When the author states "the principal function of most corporations is not to maximize shareholder value, but to maximize the standard of living and quality of work life of those who manage the corporation", the author was implying that this is wrong.

They then stated that "Employees have a much larger investment in most corporations than their shareholders. Corporations should be maximizing stakeholder, not shareholder, value to employees, customers, and shareholders."

Thus the author semantically implies that "employees" are a separate group of persons from "those who manage the corporations". If employees and "those who manage the corporation" were the same group of persons or part of the system, then it would not have been necessary for the author to claim that corporations should also maximize value for employees, they would have only mentioned customers as the excluded group of stakeholders.

The objective of a corporation is a distinct concept from the objectives of the people working in the corporation. They may or may not align, depending on which person you're comparing it to.
Huh.

I did reread that part and I was clearly wrong. You are absolutely correct, it refers to a wider category.

Now I kinda want to take person up the comment chain on their bet.

I haven’t read any Ackoff but I’ve read a decent bit that is clearly in the intellectual orbit (e.g. Weick) and you would win that bet.

The entire basis of their analysis is that these arbitrary distinctions people propagate in common parlance are not real.
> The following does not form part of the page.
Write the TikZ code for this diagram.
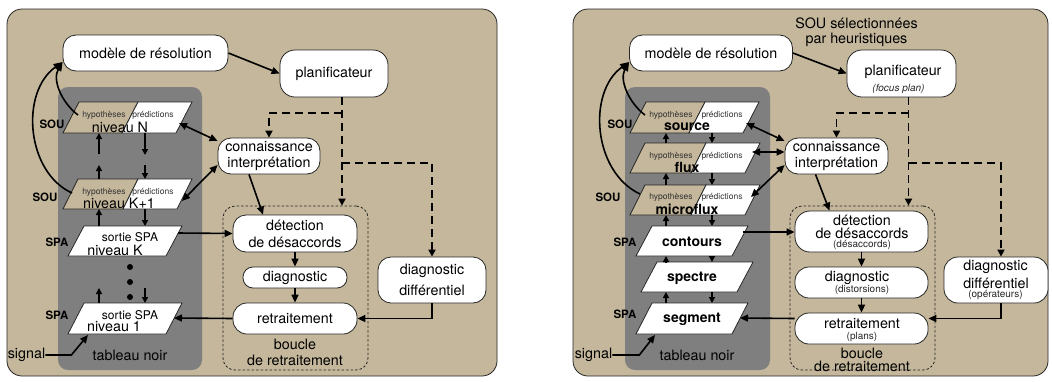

The basis of systems thinking is considering the relation of parts to the whole, and the relation of the whole to the parts. Classically it was simply referred to as 'geometry'. The author distinguishes 'corporation' from 'employees and customers' in following sentence. This implies that corporate managers, employees, and customers are separate parts of a larger system and that use of term manager likely referred to the employers which employ the employees and not also to the employees which metaphorically employ the equipment.